Q: Can you be accused of stealing proprietary data when you used it for work on your personal mach as no corp mac was given
My ex employee seems to be of the impression I want to replicate his software and has sent me a letter from his lawyers stating that I stole his code rather than the truth which is that it was always on my personal laptop from the beginning of my contract due to my ex employer not providing me a corporate machine.
A: Anyone can be accused of anything.
I think you mean can you be sued for damages for theft of intellectual property. Maybe.
Who owns the software and who is licensed to use it? Just because it is loaded on your personal computer does not mean that you have a license to use it. Did your employer allow you to load software that the employer either owned or paid to have developed?
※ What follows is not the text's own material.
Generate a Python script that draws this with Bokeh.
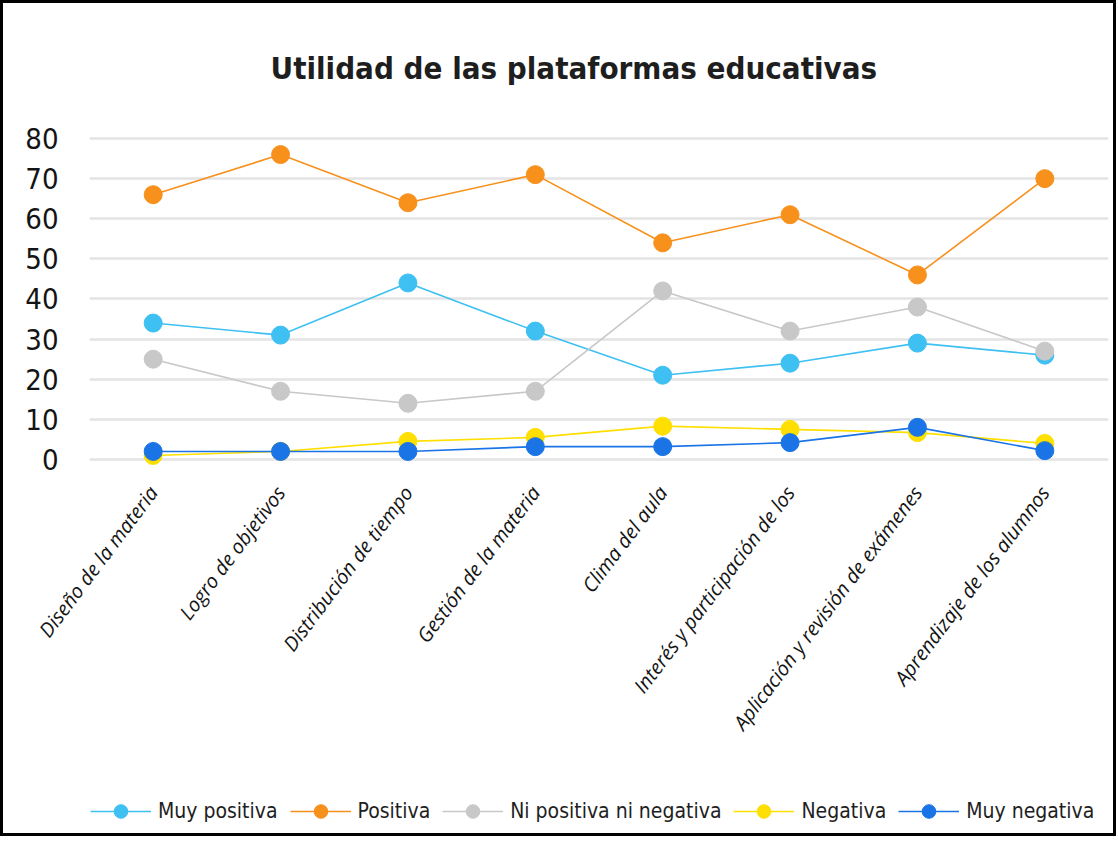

If that is true then you must delete it or return it to your employer according to what their instruction is. They may want to examine your own personal computer and may (?) have the right to do so.
You should probably comply unless you have a license yourself to use the software and can provide that license or at least part of the key to show that you own the key or license to use the software. If your use of the software causes your former employer to lose money and they can prove that because of your use they lost money or suffered money damages (not easy but not impossible) then your legal fees to defend that type of a lawsuit could well outweigh your continuing to use software unless you own it or are licensed to use it.
Even if you improved software while you worked for your employer they more than likely own the efforts of your labor. And if there is client information, etc.... they more than likely own that as well. Seek legal counsel and proceed cautiously. If they spent the money to have an attorney serve you a letter you should spend the money to have your own lawyer review their letter and advise you sooner than later. Paying $500 now for a consultation for an experienced employment lawyer to review the cease and desist letter and your company's policies and procedures as well as any terms of your own employment is a whole lot cheaper than facing thousands of dollars in defense litigation costs which may be many multiples of that sum even if you won.